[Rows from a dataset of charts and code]
--- Begin ---

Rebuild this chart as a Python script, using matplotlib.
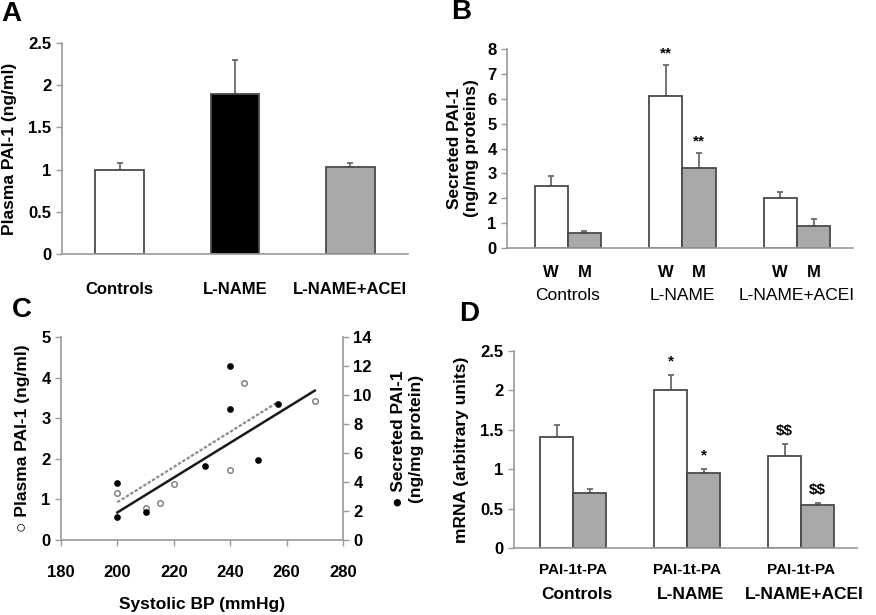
import matplotlib.pyplot as plt
import matplotlib.transforms as mtransforms
import numpy as np

#### Data
groups = ['Controls', 'L-NAME', 'L-NAME+ACEI']

# A - plasma PAI-1
a_vals = [1.0, 1.9, 1.03]
a_err = [0.08, 0.4, 0.05]

# B - secreted PAI-1, W and M
b_w = [2.5, 6.1, 2.0]
b_w_err = [0.4, 1.25, 0.25]
b_m = [0.6, 3.2, 0.9]
b_m_err = [0.07, 0.6, 0.28]
b_w_marks = ['', '**', '']
b_m_marks = ['', '**', '']

# C - correlation with systolic BP
c_bp_plasma = [200, 210, 215, 220, 240, 245, 270]
c_plasma = [1.16, 0.78, 0.92, 1.37, 1.72, 3.87, 3.42]
c_bp_secr = [200, 200, 210, 231, 240, 240, 250, 257]
c_secr = [3.9, 1.6, 1.95, 5.1, 12.0, 9.0, 5.5, 9.4]
c_fit_plasma_x = [200, 257]
c_fit_plasma_y = [0.93, 3.4]
c_fit_secr_x = [200, 270]
c_fit_secr_y = [1.9, 10.3]

# D - mRNA PAI-1 / t-PA
d_pai = [1.41, 2.0, 1.17]
d_pai_err = [0.15, 0.2, 0.15]
d_tpa = [0.7, 0.95, 0.55]
d_tpa_err = [0.05, 0.05, 0.02]
d_pai_marks = ['', '*', '$$']
d_tpa_marks = ['', '*', '$$']

#### Style
plt.rcParams['font.family'] = ['Liberation Sans', 'DejaVu Sans']
axcol = '#9a9a9a'
edgecol = '#4a4a4a'
errcol = '#6a6a6a'
grey = '#a9a9a9'
tfs = 12      # tick labels
lfs = 12.5    # axis labels


def style(ax):
    for s in ['top', 'right']:
        ax.spines[s].set_visible(False)
    for s in ['left', 'bottom']:
        ax.spines[s].set_color(axcol)
        ax.spines[s].set_linewidth(1.2)
    ax.tick_params(axis='both', colors=axcol, labelcolor='black', length=4, width=1)
    for lab in ax.get_yticklabels():
        lab.set_fontweight('bold')
        lab.set_fontsize(tfs)


def bars(ax, x, vals, err, color, width):
    ax.bar(x, vals, width, color=color, edgecolor=edgecol, lw=1.3, zorder=2)
    ax.errorbar(x, vals, yerr=[np.zeros(len(vals)), err], fmt='none', ecolor=errcol,
                elinewidth=1.3, capsize=2.5, capthick=1.3, zorder=1)


fig = plt.figure(figsize=(8.76, 6.15), dpi=100)

### A
axA = fig.add_axes([0.0708, 0.587, 0.395, 0.343])
xA = np.arange(3)
bars(axA, xA, a_vals, a_err, ['white', 'black', grey], 0.42)
axA.set_xlim(-0.5, 2.5)
axA.set_ylim(0, 2.5)
axA.set_yticks([0, 0.5, 1, 1.5, 2, 2.5])
axA.set_yticklabels(['0', '0.5', '1', '1.5', '2', '2.5'])
axA.set_xticks(xA)
axA.set_xticklabels(groups, fontweight='bold', fontsize=tfs)
axA.tick_params(axis='x', length=0, pad=20)
axA.set_ylabel('Plasma PAI-1 (ng/ml)', fontweight='bold', fontsize=lfs, labelpad=8)
style(axA)
axA.tick_params(axis='x', length=0)

### B
axB = fig.add_axes([0.5788, 0.5967, 0.395, 0.3236])
xB = np.arange(3)
bw = 0.29
bars(axB, xB - bw / 2, b_w, b_w_err, 'white', bw)
bars(axB, xB + bw / 2, b_m, b_m_err, grey, bw)
for i in range(3):
    if b_w_marks[i]:
        axB.text(xB[i] - bw / 2, b_w[i] + b_w_err[i] + 0.2, b_w_marks[i], ha='center', va='bottom', fontsize=11, fontweight='bold')
    if b_m_marks[i]:
        axB.text(xB[i] + bw / 2, b_m[i] + b_m_err[i] + 0.2, b_m_marks[i], ha='center', va='bottom', fontsize=11, fontweight='bold')
axB.set_xlim(-0.53, 2.49)
axB.set_ylim(0, 8)
axB.set_yticks(range(0, 9))
axB.set_xticks(np.concatenate([xB - bw / 2, xB + bw / 2]))
axB.set_xticklabels(['W'] * 3 + ['M'] * 3, fontweight='bold', fontsize=tfs)
axB.tick_params(axis='x', length=0, pad=12)
trB = mtransforms.blended_transform_factory(axB.transData, axB.transAxes)
for i, g in enumerate(groups):
    axB.text(xB[i], -0.2, g, transform=trB, ha='center', va='top', fontsize=12.5)
axB.set_ylabel('Secreted PAI-1\n(ng/mg proteins)', fontweight='bold', fontsize=lfs, labelpad=6)
style(axB)
axB.tick_params(axis='x', length=0)

### C
axC = fig.add_axes([0.0696, 0.1220, 0.3219, 0.3301])
axC2 = axC.twinx()
axC.plot(c_fit_plasma_x, c_fit_plasma_y, color='#8c8c8c', lw=1.6, ls=(0, (1.5, 0.8)), zorder=2)
axC2.plot(c_fit_secr_x, c_fit_secr_y, color='#1a1a1a', lw=1.8, zorder=2)
axC.plot(c_bp_plasma, c_plasma, 'o', mfc='white', mec='#7a7a7a', ms=4, mew=1, zorder=3)
axC2.plot(c_bp_secr, c_secr, 'o', color='black', ms=3.8, zorder=3)
axC.set_xlim(180, 280)
axC.set_ylim(0, 5)
axC2.set_ylim(0, 14)
axC.set_xticks(range(180, 281, 20))
axC.set_yticks(range(0, 6))
axC2.set_yticks(range(0, 15, 2))
axC.set_xticklabels([str(v) for v in range(180, 281, 20)], fontweight='bold', fontsize=tfs)
axC.set_xlabel('Systolic BP (mmHg)', fontweight='bold', fontsize=lfs, labelpad=12)
axC.set_ylabel('\u25cb Plasma PAI-1 (ng/ml)', fontweight='bold', fontsize=lfs, labelpad=8)
axC2.set_ylabel('\u25cf Secreted PAI-1\n(ng/mg protein)', fontweight='bold', fontsize=lfs, labelpad=14)
style(axC)
axC.tick_params(axis='x', pad=14)
axC2.spines['top'].set_visible(False)
axC2.spines['left'].set_visible(False)
axC2.spines['bottom'].set_visible(False)
axC2.spines['right'].set_color(axcol)
axC2.spines['right'].set_linewidth(1.2)
axC2.tick_params(axis='y', colors=axcol, labelcolor='black', length=4, width=1)
for lab in axC2.get_yticklabels():
    lab.set_fontweight('bold')
    lab.set_fontsize(tfs)

### D
axD = fig.add_axes([0.5868, 0.1089, 0.3916, 0.3203])
xD = np.arange(3)
dw = 0.29
bars(axD, xD - dw / 2, d_pai, d_pai_err, 'white', dw)
bars(axD, xD + dw / 2, d_tpa, d_tpa_err, grey, dw)
for i in range(3):
    if d_pai_marks[i]:
        axD.text(xD[i] - dw / 2, d_pai[i] + d_pai_err[i] + 0.08, d_pai_marks[i], ha='center', va='bottom',
                 fontsize=11, fontweight='bold', parse_math=False)
    if d_tpa_marks[i]:
        axD.text(xD[i] + dw / 2, d_tpa[i] + d_tpa_err[i] + 0.08, d_tpa_marks[i], ha='center', va='bottom',
                 fontsize=11, fontweight='bold', parse_math=False)
axD.set_xlim(-0.52, 2.49)
axD.set_ylim(0, 2.5)
axD.set_yticks([0, 0.5, 1, 1.5, 2, 2.5])
axD.set_yticklabels(['0', '0.5', '1', '1.5', '2', '2.5'])
axD.set_xticks(xD)
axD.set_xticklabels(['PAI-1t-PA'] * 3, fontweight='bold', fontsize=11)
axD.tick_params(axis='x', length=0, pad=11)
trD = mtransforms.blended_transform_factory(axD.transData, axD.transAxes)
for i, g in enumerate(groups):
    axD.text(xD[i] + 0.03, -0.2, g, transform=trD, ha='center', va='top', fontsize=lfs, fontweight='bold')
axD.set_ylabel('mRNA (arbitrary units)', fontweight='bold', fontsize=lfs, labelpad=8)
style(axD)
axD.tick_params(axis='x', length=0)

### Panel letters
for lt, (x, y) in zip('ABCD', [(0.002, 0.978), (0.515, 0.980), (0.014, 0.496), (0.524, 0.490)]):
    fig.text(x, y, lt, fontsize=20, fontweight='bold', ha='left', va='center')

fig.savefig('out.png', dpi=100, facecolor='white')
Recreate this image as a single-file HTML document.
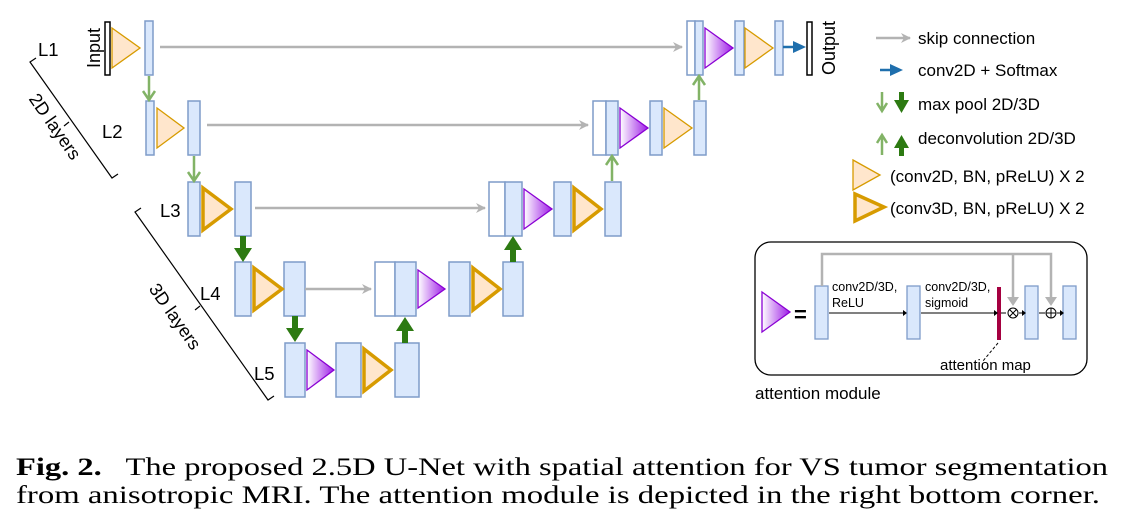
<!DOCTYPE html>
<html><head><meta charset="utf-8"><style>
html,body{margin:0;padding:0;background:#fff;width:1138px;height:522px;overflow:hidden}
svg{display:block}
text{font-family:"Liberation Sans",sans-serif;fill:#000}
</style></head><body>
<svg width="1138" height="522" viewBox="0 0 1138 522" xmlns="http://www.w3.org/2000/svg">
<defs>
<linearGradient id="pg" x1="0" x2="1" y1="0" y2="0"><stop offset="0" stop-color="#fff"/><stop offset="1" stop-color="#9d1de6"/></linearGradient>
<marker id="ag" markerWidth="10" markerHeight="10" refX="9" refY="5" orient="auto" markerUnits="userSpaceOnUse"><path d="M0,0 L10,5 L0,10 L3,5z" fill="#b3b3b3"/></marker>
</defs>
<g fill="#dae8fc" stroke="#7e9cc9" stroke-width="1.5">
<rect x="145" y="21" width="8" height="54"/>
<rect x="687" y="21" width="8" height="54" fill="#fff"/><rect x="695" y="21" width="8" height="54"/>
<rect x="735" y="21" width="9" height="54"/><rect x="775" y="21" width="8" height="54"/>
<rect x="146" y="101" width="8" height="54"/><rect x="188" y="101" width="12" height="54"/>
<rect x="593" y="101" width="13" height="54" fill="#fff"/><rect x="606" y="101" width="12" height="54"/>
<rect x="650" y="101" width="12" height="54"/><rect x="694" y="101" width="12" height="54"/>
<rect x="188" y="182" width="12" height="54"/><rect x="235" y="182" width="16" height="54"/>
<rect x="489" y="182" width="16" height="54" fill="#fff"/><rect x="505" y="182" width="17" height="54"/>
<rect x="554" y="182" width="17" height="54"/><rect x="605" y="182" width="16" height="54"/>
<rect x="235" y="262" width="16" height="54"/><rect x="284" y="262" width="21" height="54"/>
<rect x="375" y="262" width="20" height="54" fill="#fff"/><rect x="395" y="262" width="21" height="54"/>
<rect x="449" y="262" width="21" height="54"/><rect x="503" y="262" width="20" height="54"/>
<rect x="285" y="343" width="20" height="54"/><rect x="336" y="343" width="25" height="54"/><rect x="395" y="343" width="24" height="54"/>
</g>
<rect x="105" y="22" width="5" height="53" fill="#fff" stroke="#000" stroke-width="1.5"/>
<rect x="807" y="22" width="5" height="53" fill="#fff" stroke="#000" stroke-width="1.5"/>
<text transform="translate(95,48) rotate(-90)" font-size="18" text-anchor="middle" dominant-baseline="middle">Input</text>
<text transform="translate(830,48) rotate(-90)" font-size="18" text-anchor="middle" dominant-baseline="middle">Output</text>
<g fill="#ffe6cc" stroke="#d79b00" stroke-width="1.3">
<path d="M112,28 L140,48 L112,68z"/><path d="M157,108 L184,128 L157,148z"/>
<path d="M664,108 L692,128 L664,148z"/><path d="M745,28 L773,48 L745,68z"/>
<path d="M853,160 L880,175 L853,190z"/>
</g>
<g fill="#ffe6cc" stroke="#d79b00" stroke-width="3.5">
<path d="M203,188 L231,209 L203,230z"/><path d="M574,188 L601,209 L574,230z"/>
<path d="M254,268 L282,289 L254,310z"/><path d="M473,268 L500,289 L473,310z"/>
<path d="M364,349 L391,370 L364,391z"/>
<path d="M855,194 L884,207 L855,221z"/>
</g>
<g fill="url(#pg)" stroke="#8a00d4" stroke-width="1.3">
<path d="M705,28 L733,48 L705,68z"/><path d="M620,108 L648,128 L620,148z"/>
<path d="M524,189 L552,209 L524,229z"/><path d="M418,270 L445,289 L418,308z"/>
<path d="M307,350 L334,370 L307,390z"/><path d="M762,292 L790,312 L762,332z"/>
</g>
<g stroke="#b3b3b3" stroke-width="2.5" fill="none" marker-end="url(#ag)">
<line x1="160" y1="47" x2="682" y2="47"/><line x1="207" y1="125" x2="588" y2="125"/>
<line x1="255" y1="208" x2="485" y2="208"/><line x1="305" y1="289" x2="371" y2="289"/>
<line x1="876" y1="38" x2="910" y2="38"/>
</g>
<g stroke="#1f6fad" stroke-width="2.5"><line x1="783" y1="47" x2="796" y2="47"/><line x1="880" y1="70" x2="893" y2="70"/></g>
<path d="M793,41 L806,47 L793,53z M890,64 L903,70 L890,76z" fill="#1f6fad"/>
<g stroke="#82b366" stroke-width="2.5" fill="none">
<path d="M149,76 V99 M143,91 L149,100 L155,91"/>
<path d="M194,156 V180 M188,172 L194,181 L200,172"/>
<path d="M612,181 V157 M606,165 L612,156 L618,165"/>
<path d="M699,100 V77 M693,85 L699,76 L705,85"/>
<path d="M882,92 V110 M877,103 L882,111 L887,103"/>
<path d="M882,155 V137 M877,143 L882,135 L887,143"/>
</g>
<g fill="#2d7a12">
<path d="M240,236 h6 v12 h6 l-9,14 l-9,-14 h6z"/>
<path d="M292,316 h6 v12 h6 l-9,14 l-9,-14 h6z"/>
<path d="M402,343 h6 v-12 h6 l-9,-14 l-9,14 h6z"/>
<path d="M510,262 h6 v-12 h6 l-9,-14 l-9,14 h6z"/>
<path d="M899,92 h5 v8 h5 l-7.5,13 l-7.5,-13 h5z"/>
<path d="M899,156 h5 v-8 h5 l-7.5,-13 l-7.5,13 h5z"/>
</g>
<g font-size="17">
<text x="918" y="44">skip connection</text>
<text x="918" y="76">conv2D + Softmax</text>
<text x="918" y="110">max pool 2D/3D</text>
<text x="918" y="144">deconvolution 2D/3D</text>
<text x="890" y="182">(conv2D, BN, pReLU) X 2</text>
<text x="890" y="214">(conv3D, BN, pReLU) X 2</text>
</g>
<g font-size="18.5">
<text x="38" y="56">L1</text><text x="102" y="138">L2</text><text x="160" y="217">L3</text>
<text x="200" y="300">L4</text><text x="254" y="380">L5</text>
</g>
<g stroke="#000" stroke-width="1.2" fill="none">
<path d="M36,58 L30,62 L112,178 L118,174 M69,122 L64,126"/>
<path d="M141,208 L135,212 L268,400 L274,396 M200,306 L195,310"/>
</g>
<text transform="translate(50,130) rotate(55)" font-size="18" text-anchor="middle">2D layers</text>
<text transform="translate(170,320) rotate(55)" font-size="18" text-anchor="middle">3D layers</text>
<rect x="755" y="242" width="332" height="133" rx="16" fill="none" stroke="#000" stroke-width="1.3"/>
<text x="794" y="322" font-size="22" font-weight="bold">=</text>
<g fill="#dae8fc" stroke="#7e9cc9" stroke-width="1.3">
<rect x="815" y="286" width="13" height="53"/><rect x="907" y="286" width="13" height="53"/>
<rect x="1025" y="286" width="13" height="53"/><rect x="1063" y="286" width="13" height="53"/>
</g>
<rect x="997" y="287" width="4" height="53" fill="#a50040"/>
<g stroke="#b3b3b3" stroke-width="2.5" fill="none">
<path d="M822,286 V254 H1051 V300"/><path d="M1013,254 V300"/>
</g>
<path d="M1007,297 L1013,306 L1019,297z M1045,297 L1051,306 L1057,297z" fill="#b3b3b3"/>
<g stroke="#000" stroke-width="1" fill="none">
<line x1="829" y1="313" x2="903" y2="313"/><line x1="921" y1="313" x2="994" y2="313"/>
<line x1="1001" y1="313" x2="1006" y2="313"/><line x1="1019" y1="313" x2="1023" y2="313"/>
<line x1="1039" y1="313" x2="1045" y2="313"/><line x1="1057" y1="313" x2="1061" y2="313"/>
<circle cx="1013" cy="313" r="5"/><path d="M1009.5,309.5 L1016.5,316.5 M1016.5,309.5 L1009.5,316.5"/>
<circle cx="1051" cy="313" r="5"/><path d="M1046,313 H1056 M1051,308 V318"/>
<path d="M998,343 L983,361" stroke-dasharray="3,2"/>
</g>
<path d="M903,310 L907,313 L903,316z M994,310 L998,313 L994,316z M1022,310 L1026,313 L1022,316z M1060,310 L1064,313 L1060,316z" fill="#000"/>
<g font-size="12.5">
<text x="832" y="291">conv2D/3D,</text><text x="832" y="307">ReLU</text>
<text x="925" y="291">conv2D/3D,</text><text x="925" y="307">sigmoid</text>
</g>
<text x="940" y="370" font-size="15">attention map</text>
<text x="755" y="399" font-size="17">attention module</text>
<text x="16" y="475" font-size="25" textLength="1092" lengthAdjust="spacingAndGlyphs" xml:space="preserve" style="font-family:'Liberation Serif',serif"><tspan font-weight="bold">Fig. 2.</tspan>   The proposed 2.5D U-Net with spatial attention for VS tumor segmentation</text>
<text x="16" y="503" font-size="25" textLength="1084" lengthAdjust="spacingAndGlyphs" style="font-family:'Liberation Serif',serif">from anisotropic MRI. The attention module is depicted in the right bottom corner.</text>
</svg>
</body></html>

--- End ---

**Written request:**
State the number of lines above that hold the string "this", with nothing added.

**Complete answer:**
2